Didn't the "XL" Super-8 cameras have a bigger shutter angle than the older Super-8 cameras? A 180 degree shutter at 18 fps would give you 1/36th of a second.
It seems that if you really want accurate exposures, you'd need to test your camera to discover its true shutter speed, and then use a light meter with the right info plugged into it.

Although the Camera was in mint condition when I bought it, the Instructions were unfortunately lost. I'm going to check on the Net to see if I can find info on my model, but I don't need a Light Meter since the Auto Aperture works perfectly well.

I wonder how Kodak decided what the stop adjustments were for "hazy sun", "overcast", "heavy overcast" since those are hardly standardized levels.

I don't know, but it is a Kodak Camera (wind-up type) and Kodak Kodachrome Aperture Guide. As far as I know, your Aperture is safe within 1/2 an f/stop, and the Guide does say to use 1/2 f/stop Higher or Lower for Lighter or Darker Subjects. The "OPEN SHADE (clear sky)" level sounds to me like being in shade on a sunny day, and "CLOUDY BRIGHT" sounds like a day with white (but not dark) clouds.

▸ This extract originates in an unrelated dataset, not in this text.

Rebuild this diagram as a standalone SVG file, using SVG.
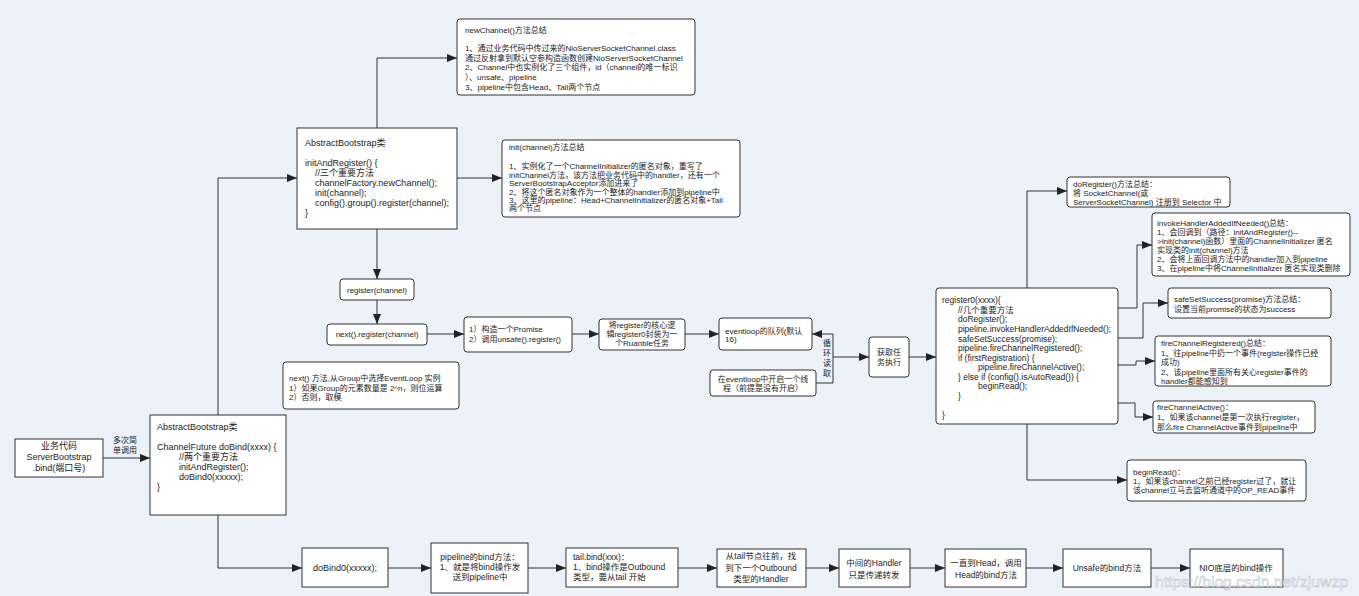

For "HAZY SUN", depending on one's Latitude, where I live that would be before 9AM and after 5:30PM during the month around June 21st. As you get away from June 21st, the haze stays longer in the morning and comes earlier in the afternoon. There are only 7 applicable f/stops to choose from, and the Guide only needs to be in the middle of a one-stop range. 1/2 an f/stop too low or high is safe. It shouldn't be that difficult to determine a one-stop range for the five light conditions. For indoors at night, I know from experience that with f/1.8 you need a good 400W of Light to get an adequate picture, but 500W would be better. What is important is to have some guide for amateurs who don't have an Auto Aperture to rely on. Without guidance newbies will get discouraged by failure, and give up on using Super8.